What is being asked:
Exactly the lines from the one with "Recreate this image" through the one with "Chart.register(...registerables);", inclusive, are to be repeated, and the pictures are not.

Material shown:
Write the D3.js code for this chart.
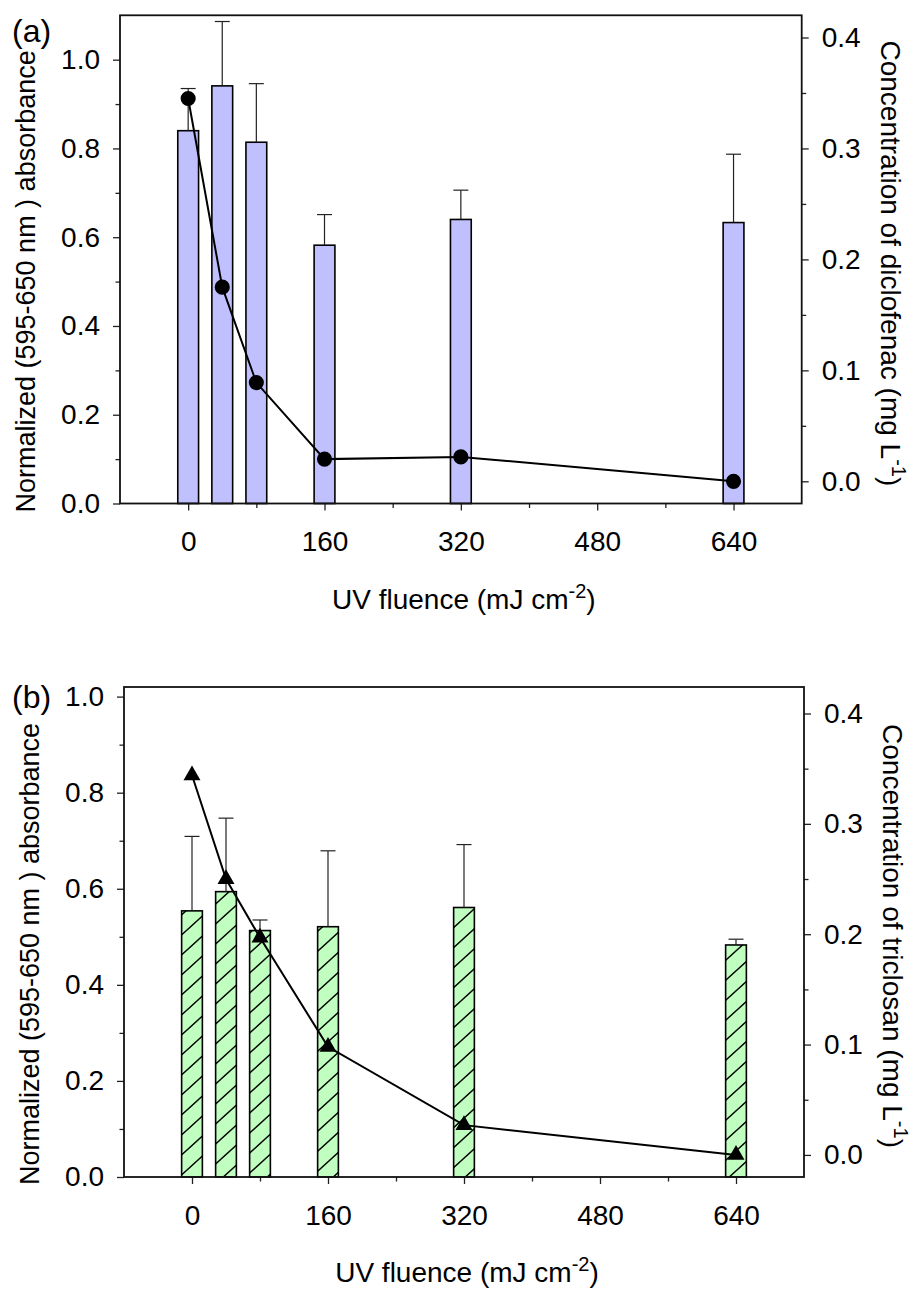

...

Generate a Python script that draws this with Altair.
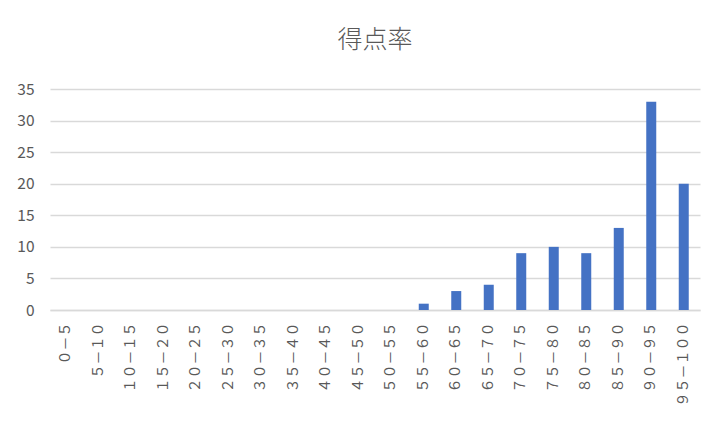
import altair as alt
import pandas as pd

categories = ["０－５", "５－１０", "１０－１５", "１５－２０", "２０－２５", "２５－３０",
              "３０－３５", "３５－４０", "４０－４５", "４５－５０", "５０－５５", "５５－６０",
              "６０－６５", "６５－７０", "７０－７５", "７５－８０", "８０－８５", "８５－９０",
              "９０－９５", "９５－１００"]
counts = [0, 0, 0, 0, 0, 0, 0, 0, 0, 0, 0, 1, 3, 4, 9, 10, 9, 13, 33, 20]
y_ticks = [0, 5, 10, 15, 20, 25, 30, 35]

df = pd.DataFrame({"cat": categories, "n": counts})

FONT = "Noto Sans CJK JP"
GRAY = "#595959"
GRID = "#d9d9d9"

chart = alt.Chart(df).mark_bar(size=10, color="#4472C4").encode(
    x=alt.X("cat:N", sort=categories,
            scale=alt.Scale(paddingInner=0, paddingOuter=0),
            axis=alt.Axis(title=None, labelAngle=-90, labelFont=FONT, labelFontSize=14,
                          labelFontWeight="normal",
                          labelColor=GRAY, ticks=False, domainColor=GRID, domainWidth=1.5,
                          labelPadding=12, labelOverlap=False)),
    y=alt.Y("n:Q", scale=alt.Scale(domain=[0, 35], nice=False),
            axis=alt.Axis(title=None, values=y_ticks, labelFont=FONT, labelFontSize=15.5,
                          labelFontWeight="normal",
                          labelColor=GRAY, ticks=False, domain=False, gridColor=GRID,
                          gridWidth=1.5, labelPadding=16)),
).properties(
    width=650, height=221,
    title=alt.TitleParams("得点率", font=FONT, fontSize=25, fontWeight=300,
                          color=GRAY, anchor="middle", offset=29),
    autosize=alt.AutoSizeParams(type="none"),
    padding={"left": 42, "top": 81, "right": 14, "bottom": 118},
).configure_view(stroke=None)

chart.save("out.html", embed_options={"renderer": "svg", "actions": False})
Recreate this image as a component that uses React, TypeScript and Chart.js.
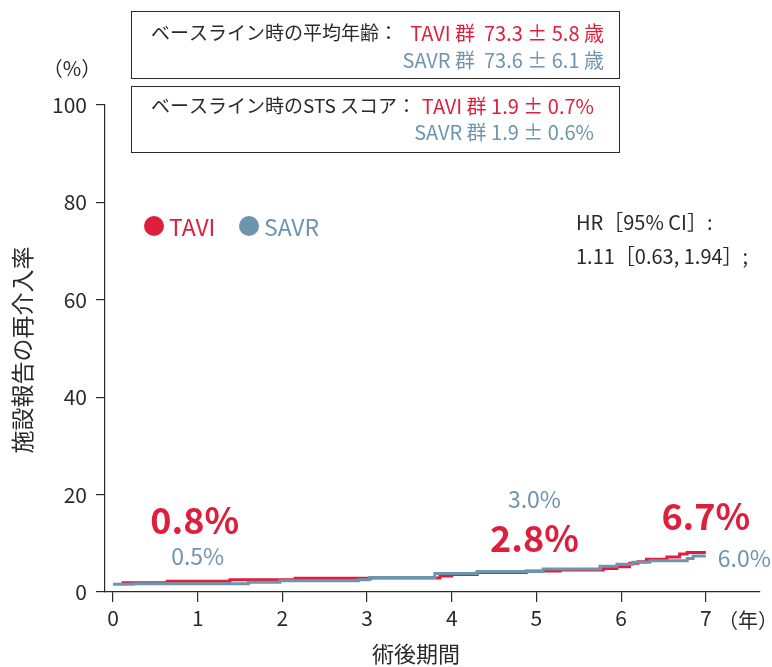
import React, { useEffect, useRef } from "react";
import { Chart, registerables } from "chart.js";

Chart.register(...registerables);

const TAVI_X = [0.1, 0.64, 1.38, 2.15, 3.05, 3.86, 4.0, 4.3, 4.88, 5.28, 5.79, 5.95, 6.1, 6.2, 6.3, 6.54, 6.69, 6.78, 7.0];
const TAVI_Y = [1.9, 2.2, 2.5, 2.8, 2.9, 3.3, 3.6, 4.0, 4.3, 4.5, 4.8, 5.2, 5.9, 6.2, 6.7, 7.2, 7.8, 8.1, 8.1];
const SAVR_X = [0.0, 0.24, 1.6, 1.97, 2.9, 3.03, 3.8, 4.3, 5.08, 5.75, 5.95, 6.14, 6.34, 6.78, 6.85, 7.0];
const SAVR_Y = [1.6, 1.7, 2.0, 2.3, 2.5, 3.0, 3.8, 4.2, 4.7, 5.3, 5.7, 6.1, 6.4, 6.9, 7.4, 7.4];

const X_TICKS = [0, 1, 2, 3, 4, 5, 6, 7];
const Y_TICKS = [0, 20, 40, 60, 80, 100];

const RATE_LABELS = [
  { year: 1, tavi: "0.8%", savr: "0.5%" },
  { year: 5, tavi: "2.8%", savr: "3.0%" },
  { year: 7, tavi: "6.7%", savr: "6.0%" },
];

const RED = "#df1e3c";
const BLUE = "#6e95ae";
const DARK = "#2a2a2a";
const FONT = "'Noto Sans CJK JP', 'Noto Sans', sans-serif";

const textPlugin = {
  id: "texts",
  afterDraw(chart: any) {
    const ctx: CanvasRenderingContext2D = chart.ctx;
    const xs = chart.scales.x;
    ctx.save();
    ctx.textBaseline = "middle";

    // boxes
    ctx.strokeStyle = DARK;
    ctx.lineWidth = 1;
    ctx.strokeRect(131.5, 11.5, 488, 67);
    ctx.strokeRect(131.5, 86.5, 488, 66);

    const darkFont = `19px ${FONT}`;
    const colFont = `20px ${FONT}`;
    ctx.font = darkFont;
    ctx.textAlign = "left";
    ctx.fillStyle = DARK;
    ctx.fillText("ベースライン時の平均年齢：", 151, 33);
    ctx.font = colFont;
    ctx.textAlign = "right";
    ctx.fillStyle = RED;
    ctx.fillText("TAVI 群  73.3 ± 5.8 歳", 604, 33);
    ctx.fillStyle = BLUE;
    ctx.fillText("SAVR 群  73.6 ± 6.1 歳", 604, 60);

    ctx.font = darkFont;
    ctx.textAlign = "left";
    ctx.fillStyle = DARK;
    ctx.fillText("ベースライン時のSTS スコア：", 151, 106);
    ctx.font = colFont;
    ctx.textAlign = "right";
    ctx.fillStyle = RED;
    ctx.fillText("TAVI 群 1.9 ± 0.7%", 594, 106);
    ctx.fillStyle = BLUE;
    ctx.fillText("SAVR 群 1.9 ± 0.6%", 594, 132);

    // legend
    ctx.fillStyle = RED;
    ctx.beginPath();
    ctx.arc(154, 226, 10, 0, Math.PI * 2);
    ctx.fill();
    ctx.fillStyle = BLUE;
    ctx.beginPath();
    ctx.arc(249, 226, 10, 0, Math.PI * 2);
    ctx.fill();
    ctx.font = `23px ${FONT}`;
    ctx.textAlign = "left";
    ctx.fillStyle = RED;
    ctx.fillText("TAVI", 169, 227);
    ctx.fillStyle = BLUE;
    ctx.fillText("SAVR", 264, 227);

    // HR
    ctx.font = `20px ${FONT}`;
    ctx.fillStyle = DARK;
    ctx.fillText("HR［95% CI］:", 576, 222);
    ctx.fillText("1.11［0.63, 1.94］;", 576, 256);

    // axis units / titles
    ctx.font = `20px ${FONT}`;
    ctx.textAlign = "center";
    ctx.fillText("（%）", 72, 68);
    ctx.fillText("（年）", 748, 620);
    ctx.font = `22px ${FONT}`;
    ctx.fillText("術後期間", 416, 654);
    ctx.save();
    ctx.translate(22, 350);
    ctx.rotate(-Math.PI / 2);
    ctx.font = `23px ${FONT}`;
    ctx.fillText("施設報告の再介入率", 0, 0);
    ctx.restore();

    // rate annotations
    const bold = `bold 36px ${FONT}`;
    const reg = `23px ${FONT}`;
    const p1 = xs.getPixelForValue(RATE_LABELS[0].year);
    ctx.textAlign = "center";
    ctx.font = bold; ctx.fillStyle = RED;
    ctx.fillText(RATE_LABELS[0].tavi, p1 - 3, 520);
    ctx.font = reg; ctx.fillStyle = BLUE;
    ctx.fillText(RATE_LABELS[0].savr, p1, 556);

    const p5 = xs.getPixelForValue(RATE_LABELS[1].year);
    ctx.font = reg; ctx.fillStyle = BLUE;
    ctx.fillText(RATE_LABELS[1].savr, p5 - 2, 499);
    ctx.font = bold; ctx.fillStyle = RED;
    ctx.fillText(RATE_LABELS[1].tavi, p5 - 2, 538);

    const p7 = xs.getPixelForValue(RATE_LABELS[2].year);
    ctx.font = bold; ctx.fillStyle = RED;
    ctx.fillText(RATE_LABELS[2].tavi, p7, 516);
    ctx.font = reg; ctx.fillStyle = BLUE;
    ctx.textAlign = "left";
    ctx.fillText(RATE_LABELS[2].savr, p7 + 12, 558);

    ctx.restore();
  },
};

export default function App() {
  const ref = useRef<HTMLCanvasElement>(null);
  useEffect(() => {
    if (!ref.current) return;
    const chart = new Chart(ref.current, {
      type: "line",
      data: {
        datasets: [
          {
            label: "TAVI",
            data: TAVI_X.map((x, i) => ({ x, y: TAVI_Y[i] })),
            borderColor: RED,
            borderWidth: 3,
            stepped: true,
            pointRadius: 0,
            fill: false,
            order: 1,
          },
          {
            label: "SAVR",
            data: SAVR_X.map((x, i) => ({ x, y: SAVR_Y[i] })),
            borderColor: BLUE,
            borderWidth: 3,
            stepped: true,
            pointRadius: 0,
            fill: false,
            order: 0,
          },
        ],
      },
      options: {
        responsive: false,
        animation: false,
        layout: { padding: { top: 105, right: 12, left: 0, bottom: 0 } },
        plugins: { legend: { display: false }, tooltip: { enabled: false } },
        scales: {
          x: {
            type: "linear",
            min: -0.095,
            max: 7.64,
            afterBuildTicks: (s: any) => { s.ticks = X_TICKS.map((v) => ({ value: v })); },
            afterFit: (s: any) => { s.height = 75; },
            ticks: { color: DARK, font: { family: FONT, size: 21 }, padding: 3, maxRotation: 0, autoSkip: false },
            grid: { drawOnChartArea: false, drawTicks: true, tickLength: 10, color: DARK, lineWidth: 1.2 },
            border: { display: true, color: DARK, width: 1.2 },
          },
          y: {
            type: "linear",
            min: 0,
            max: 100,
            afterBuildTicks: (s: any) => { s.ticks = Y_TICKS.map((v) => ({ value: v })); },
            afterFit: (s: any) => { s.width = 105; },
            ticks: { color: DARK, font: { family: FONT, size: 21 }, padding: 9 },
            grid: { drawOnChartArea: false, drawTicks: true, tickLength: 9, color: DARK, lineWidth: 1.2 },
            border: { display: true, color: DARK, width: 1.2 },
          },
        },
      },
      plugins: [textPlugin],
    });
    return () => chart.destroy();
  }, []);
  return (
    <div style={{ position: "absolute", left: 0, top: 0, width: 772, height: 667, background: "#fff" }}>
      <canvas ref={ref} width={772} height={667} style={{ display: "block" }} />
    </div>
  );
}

Result below:
Recreate this image as a component that uses React, TypeScript and Chart.js.
import React, { useEffect, useRef } from "react";
import { Chart, registerables } from "chart.js";

Chart.register(...registerables);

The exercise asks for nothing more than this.